How many lines in the listing below include the word "this"? Reply with the count alone.

--- Start INPUT ---

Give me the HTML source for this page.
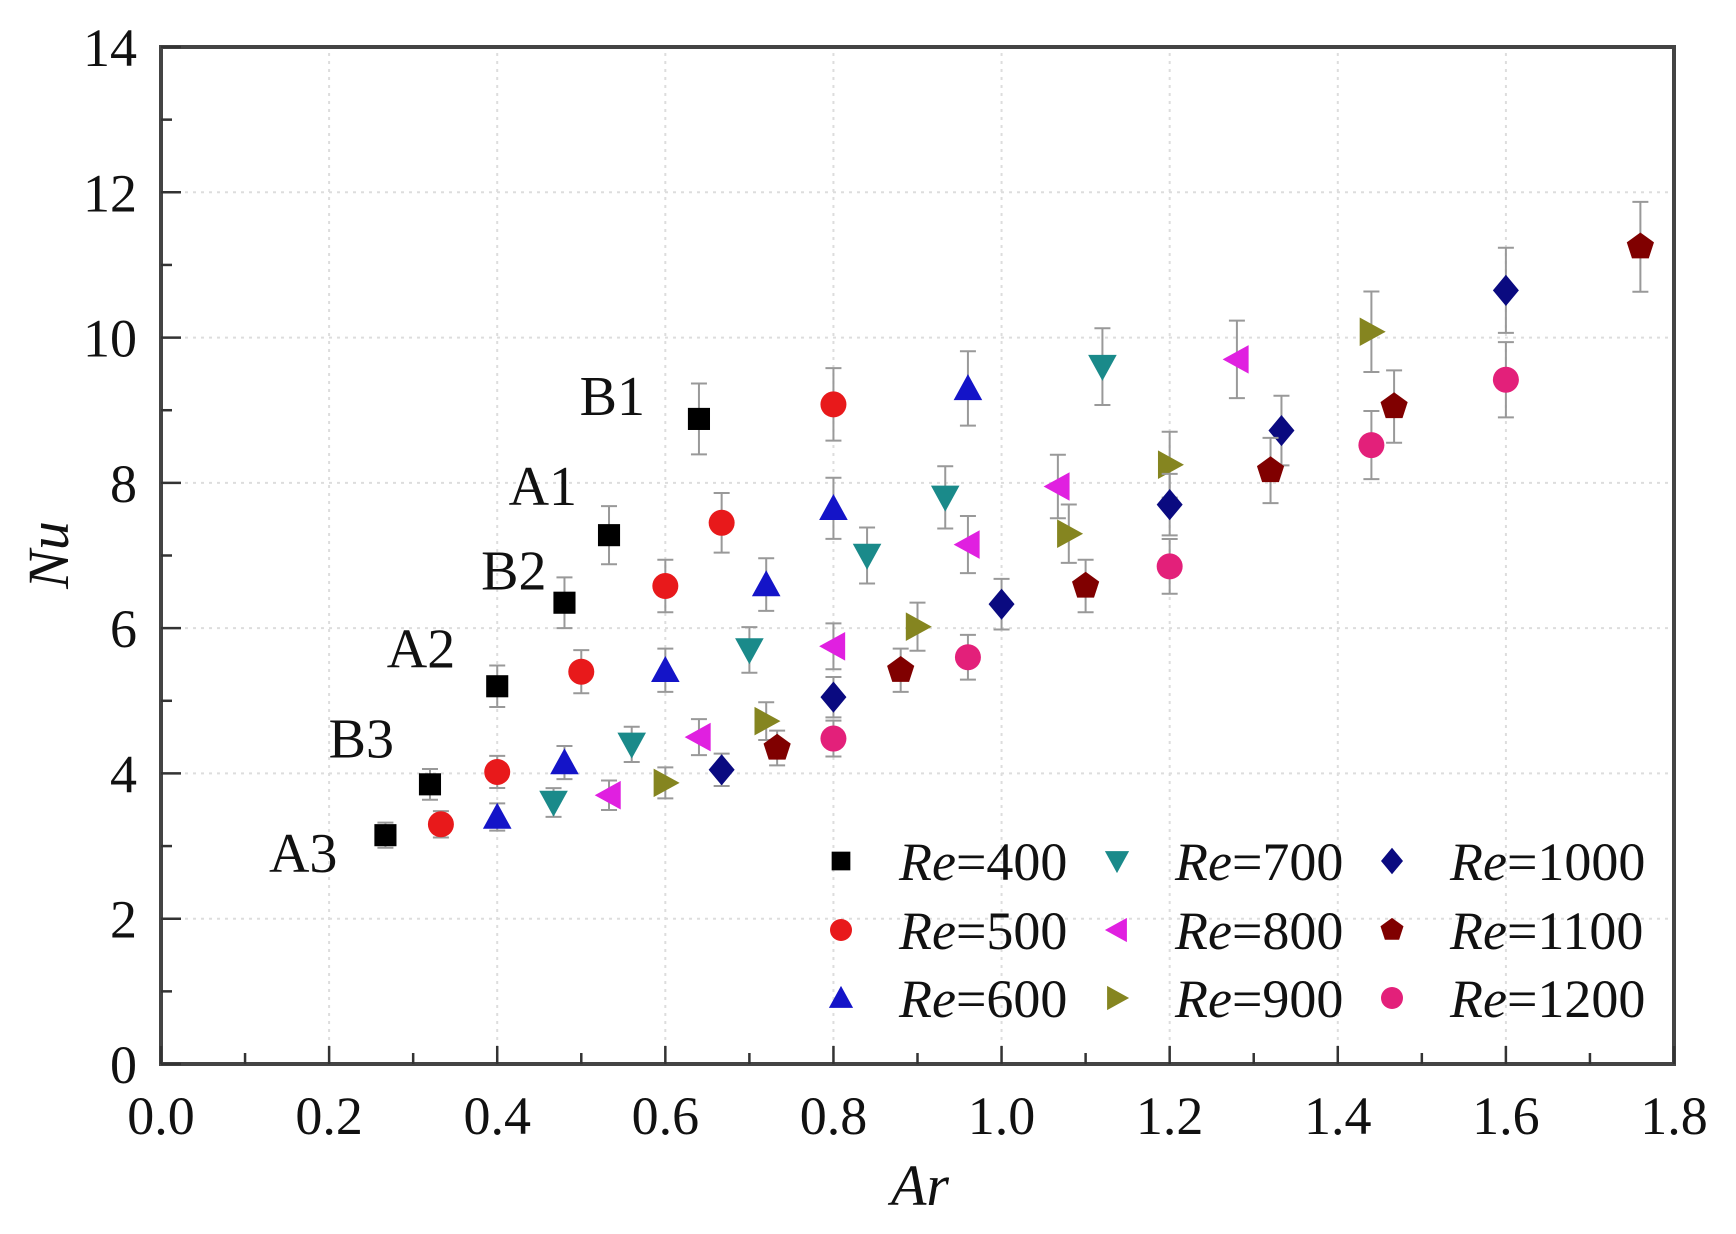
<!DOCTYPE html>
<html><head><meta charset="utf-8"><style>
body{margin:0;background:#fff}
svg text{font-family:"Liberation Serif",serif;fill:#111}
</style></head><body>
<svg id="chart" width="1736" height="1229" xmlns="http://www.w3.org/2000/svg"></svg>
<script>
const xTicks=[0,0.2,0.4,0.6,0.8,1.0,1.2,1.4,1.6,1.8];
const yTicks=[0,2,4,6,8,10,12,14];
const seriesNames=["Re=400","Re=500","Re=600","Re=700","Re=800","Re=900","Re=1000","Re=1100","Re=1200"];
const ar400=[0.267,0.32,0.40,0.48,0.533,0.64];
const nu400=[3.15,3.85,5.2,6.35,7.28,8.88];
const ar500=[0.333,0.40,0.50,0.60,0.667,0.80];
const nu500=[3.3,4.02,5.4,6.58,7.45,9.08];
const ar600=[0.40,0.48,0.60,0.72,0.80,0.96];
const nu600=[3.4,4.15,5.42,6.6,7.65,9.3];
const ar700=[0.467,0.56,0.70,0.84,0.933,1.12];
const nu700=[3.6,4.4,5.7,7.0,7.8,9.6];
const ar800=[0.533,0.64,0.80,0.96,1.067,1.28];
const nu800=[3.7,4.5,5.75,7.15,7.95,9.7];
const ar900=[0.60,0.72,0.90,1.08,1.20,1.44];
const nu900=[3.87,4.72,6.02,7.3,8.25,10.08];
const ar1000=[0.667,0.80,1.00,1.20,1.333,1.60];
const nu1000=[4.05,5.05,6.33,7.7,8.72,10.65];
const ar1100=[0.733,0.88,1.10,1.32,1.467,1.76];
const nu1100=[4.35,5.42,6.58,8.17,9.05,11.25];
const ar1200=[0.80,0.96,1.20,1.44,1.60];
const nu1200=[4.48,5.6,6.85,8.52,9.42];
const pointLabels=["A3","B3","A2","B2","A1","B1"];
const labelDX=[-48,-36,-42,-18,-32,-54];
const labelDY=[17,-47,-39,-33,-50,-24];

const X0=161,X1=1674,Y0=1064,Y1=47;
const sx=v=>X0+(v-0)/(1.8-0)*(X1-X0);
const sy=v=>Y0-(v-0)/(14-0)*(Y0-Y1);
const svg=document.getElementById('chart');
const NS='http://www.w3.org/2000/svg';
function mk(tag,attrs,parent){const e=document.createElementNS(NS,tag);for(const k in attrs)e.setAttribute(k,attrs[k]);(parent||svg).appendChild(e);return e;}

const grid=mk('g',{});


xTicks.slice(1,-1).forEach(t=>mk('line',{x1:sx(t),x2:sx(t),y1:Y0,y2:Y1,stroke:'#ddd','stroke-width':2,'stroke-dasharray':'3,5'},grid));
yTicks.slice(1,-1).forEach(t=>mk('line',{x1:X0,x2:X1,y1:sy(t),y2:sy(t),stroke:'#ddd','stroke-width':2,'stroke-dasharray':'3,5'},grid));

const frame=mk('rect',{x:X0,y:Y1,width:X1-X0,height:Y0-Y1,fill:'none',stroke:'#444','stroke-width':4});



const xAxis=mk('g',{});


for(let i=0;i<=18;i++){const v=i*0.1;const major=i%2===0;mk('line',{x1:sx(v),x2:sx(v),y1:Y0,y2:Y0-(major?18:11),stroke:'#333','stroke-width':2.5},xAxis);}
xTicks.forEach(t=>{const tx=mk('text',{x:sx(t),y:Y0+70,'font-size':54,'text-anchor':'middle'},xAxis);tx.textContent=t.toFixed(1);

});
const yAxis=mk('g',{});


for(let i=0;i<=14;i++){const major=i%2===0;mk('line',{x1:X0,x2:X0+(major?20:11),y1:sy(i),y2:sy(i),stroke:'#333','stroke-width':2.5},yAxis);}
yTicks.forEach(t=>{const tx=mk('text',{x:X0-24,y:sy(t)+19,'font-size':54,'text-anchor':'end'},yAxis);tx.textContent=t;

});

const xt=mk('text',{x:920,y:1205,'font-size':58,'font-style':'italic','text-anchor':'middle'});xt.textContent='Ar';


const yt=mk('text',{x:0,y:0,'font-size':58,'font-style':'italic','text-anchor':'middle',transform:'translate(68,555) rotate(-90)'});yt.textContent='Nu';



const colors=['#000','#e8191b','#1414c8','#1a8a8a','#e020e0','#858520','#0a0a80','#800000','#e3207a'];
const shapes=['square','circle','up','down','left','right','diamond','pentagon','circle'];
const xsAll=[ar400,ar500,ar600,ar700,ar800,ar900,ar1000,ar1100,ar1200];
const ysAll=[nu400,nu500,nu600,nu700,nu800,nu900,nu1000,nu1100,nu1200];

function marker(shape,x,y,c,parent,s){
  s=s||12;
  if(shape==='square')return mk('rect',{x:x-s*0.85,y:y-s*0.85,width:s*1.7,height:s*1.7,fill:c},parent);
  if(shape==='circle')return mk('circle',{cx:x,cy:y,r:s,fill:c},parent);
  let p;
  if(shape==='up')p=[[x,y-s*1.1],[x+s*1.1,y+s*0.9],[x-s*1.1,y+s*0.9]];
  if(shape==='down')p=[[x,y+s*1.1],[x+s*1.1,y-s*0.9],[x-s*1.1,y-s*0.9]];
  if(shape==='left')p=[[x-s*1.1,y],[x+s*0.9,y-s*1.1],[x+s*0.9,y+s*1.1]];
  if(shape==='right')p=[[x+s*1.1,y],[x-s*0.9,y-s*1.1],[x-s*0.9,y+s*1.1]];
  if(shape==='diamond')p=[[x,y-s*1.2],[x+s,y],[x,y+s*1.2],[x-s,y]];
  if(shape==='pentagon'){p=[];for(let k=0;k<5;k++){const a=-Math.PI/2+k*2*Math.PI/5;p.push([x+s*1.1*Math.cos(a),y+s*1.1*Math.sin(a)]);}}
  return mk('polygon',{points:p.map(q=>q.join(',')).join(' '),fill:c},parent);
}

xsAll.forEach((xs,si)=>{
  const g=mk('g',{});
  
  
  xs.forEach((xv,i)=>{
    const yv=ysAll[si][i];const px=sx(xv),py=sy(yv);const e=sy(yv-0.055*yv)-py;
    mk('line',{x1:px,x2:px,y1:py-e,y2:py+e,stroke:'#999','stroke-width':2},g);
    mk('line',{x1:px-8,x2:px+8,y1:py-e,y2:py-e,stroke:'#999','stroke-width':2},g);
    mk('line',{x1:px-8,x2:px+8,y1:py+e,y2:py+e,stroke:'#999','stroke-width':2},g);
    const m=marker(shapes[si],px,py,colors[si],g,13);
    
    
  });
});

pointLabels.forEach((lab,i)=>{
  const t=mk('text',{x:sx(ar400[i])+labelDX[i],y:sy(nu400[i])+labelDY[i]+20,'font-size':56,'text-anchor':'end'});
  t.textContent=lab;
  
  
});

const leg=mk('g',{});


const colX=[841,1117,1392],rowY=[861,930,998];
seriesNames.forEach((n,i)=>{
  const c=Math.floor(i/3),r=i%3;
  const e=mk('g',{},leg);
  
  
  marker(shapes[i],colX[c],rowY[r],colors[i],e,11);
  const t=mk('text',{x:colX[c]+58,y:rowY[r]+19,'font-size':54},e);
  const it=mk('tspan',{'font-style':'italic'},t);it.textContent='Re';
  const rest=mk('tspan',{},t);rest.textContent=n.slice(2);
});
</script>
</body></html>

--- End INPUT ---
--- Start INPUT ---

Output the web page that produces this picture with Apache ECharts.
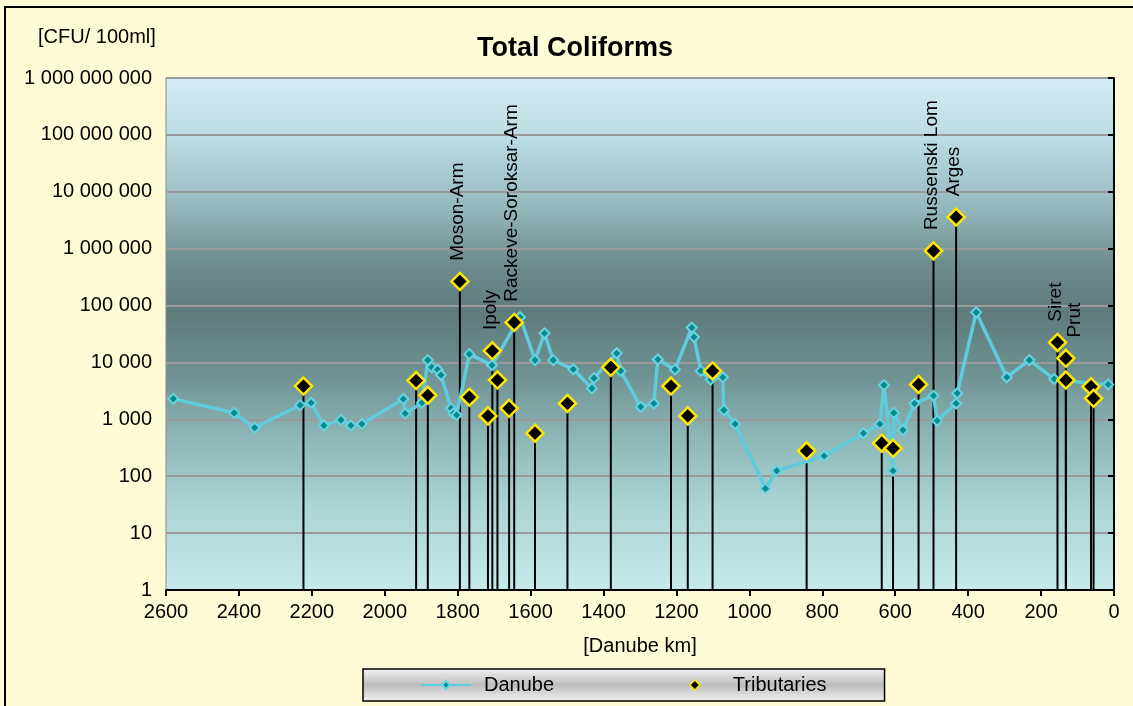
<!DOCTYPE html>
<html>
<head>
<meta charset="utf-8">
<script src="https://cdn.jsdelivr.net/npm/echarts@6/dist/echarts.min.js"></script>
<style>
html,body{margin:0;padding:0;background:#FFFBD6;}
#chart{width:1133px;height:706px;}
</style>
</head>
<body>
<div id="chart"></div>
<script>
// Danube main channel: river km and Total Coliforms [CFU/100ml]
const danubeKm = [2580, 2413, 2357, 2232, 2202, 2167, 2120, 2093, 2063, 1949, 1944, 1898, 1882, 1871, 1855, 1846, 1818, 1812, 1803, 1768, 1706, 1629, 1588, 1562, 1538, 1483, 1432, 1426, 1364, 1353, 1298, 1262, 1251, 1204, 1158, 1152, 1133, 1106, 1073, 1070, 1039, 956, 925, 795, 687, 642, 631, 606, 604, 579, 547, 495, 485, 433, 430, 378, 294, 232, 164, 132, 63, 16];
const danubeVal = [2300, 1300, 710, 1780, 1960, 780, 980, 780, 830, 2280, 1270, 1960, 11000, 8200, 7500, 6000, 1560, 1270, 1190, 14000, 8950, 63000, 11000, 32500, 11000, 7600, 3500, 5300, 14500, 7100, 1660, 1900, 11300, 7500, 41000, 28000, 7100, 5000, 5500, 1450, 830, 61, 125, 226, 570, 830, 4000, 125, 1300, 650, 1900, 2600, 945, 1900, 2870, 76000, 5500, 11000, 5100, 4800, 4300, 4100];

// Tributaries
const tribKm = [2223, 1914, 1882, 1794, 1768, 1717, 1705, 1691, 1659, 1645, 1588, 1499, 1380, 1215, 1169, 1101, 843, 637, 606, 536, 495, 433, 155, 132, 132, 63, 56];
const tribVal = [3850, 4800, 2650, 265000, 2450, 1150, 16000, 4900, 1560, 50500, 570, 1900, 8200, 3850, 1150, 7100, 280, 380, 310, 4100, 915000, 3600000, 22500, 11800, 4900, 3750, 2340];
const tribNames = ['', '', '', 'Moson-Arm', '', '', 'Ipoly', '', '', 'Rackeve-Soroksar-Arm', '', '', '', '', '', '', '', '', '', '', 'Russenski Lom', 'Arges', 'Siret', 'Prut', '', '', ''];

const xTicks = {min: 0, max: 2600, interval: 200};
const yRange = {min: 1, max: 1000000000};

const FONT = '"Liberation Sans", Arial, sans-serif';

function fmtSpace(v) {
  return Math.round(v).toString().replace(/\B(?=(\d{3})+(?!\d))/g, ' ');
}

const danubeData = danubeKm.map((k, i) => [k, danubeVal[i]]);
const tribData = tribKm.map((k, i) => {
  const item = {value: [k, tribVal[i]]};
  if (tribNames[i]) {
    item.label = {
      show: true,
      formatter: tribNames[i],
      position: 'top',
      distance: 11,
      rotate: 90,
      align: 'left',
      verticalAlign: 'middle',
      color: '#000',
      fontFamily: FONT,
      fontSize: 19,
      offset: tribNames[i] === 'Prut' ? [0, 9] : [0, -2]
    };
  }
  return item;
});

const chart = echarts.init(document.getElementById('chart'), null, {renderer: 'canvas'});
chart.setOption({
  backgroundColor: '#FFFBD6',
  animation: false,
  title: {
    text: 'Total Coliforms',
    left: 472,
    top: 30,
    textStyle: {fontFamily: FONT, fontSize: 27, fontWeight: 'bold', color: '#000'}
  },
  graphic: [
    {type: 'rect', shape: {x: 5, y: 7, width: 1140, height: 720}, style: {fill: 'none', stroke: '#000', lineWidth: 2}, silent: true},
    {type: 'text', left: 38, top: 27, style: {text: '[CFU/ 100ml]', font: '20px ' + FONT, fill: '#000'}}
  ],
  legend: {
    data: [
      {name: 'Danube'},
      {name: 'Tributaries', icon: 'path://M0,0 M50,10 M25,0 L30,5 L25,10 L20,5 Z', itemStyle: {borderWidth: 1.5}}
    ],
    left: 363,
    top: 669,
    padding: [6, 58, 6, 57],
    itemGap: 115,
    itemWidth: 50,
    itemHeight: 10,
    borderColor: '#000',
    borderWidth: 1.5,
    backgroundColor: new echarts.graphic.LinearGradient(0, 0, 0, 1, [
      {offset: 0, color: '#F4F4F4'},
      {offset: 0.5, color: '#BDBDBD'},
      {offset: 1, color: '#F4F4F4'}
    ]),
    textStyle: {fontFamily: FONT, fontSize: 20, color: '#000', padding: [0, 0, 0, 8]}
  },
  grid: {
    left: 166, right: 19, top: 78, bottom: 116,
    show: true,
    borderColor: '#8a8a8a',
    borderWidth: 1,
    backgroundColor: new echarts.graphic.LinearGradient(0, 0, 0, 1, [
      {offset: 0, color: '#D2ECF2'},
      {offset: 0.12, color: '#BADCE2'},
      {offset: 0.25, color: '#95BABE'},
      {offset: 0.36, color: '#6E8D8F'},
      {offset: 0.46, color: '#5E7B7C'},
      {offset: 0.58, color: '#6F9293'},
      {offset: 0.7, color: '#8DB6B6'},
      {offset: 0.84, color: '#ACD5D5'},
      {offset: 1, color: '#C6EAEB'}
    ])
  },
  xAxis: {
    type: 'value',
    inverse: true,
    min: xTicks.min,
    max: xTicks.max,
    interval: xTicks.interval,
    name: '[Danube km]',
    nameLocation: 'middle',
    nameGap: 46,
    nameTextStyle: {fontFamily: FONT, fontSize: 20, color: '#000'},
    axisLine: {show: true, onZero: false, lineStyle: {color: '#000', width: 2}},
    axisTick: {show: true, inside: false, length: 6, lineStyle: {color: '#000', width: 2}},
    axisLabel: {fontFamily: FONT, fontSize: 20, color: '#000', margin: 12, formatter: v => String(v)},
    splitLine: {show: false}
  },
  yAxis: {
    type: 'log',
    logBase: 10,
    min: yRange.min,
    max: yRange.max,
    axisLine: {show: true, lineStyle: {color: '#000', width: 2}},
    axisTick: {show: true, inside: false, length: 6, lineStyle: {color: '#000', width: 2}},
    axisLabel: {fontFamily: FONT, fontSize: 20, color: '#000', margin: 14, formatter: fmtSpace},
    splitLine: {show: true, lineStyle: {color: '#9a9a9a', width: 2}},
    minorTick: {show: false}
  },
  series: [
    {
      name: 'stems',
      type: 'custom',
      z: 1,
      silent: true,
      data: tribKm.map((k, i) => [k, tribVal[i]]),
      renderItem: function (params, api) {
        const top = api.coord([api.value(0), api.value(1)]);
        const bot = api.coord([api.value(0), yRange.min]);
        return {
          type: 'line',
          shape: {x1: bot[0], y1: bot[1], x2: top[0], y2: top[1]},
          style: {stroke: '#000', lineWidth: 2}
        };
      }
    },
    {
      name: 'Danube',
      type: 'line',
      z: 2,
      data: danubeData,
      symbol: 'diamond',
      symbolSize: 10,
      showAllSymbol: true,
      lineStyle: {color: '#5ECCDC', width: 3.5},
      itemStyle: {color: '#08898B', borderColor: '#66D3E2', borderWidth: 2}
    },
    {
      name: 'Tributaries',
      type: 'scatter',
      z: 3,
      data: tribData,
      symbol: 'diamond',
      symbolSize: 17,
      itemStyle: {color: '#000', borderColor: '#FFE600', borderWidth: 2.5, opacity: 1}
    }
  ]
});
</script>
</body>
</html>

--- End INPUT ---

_FULL OUTPUT:_ 2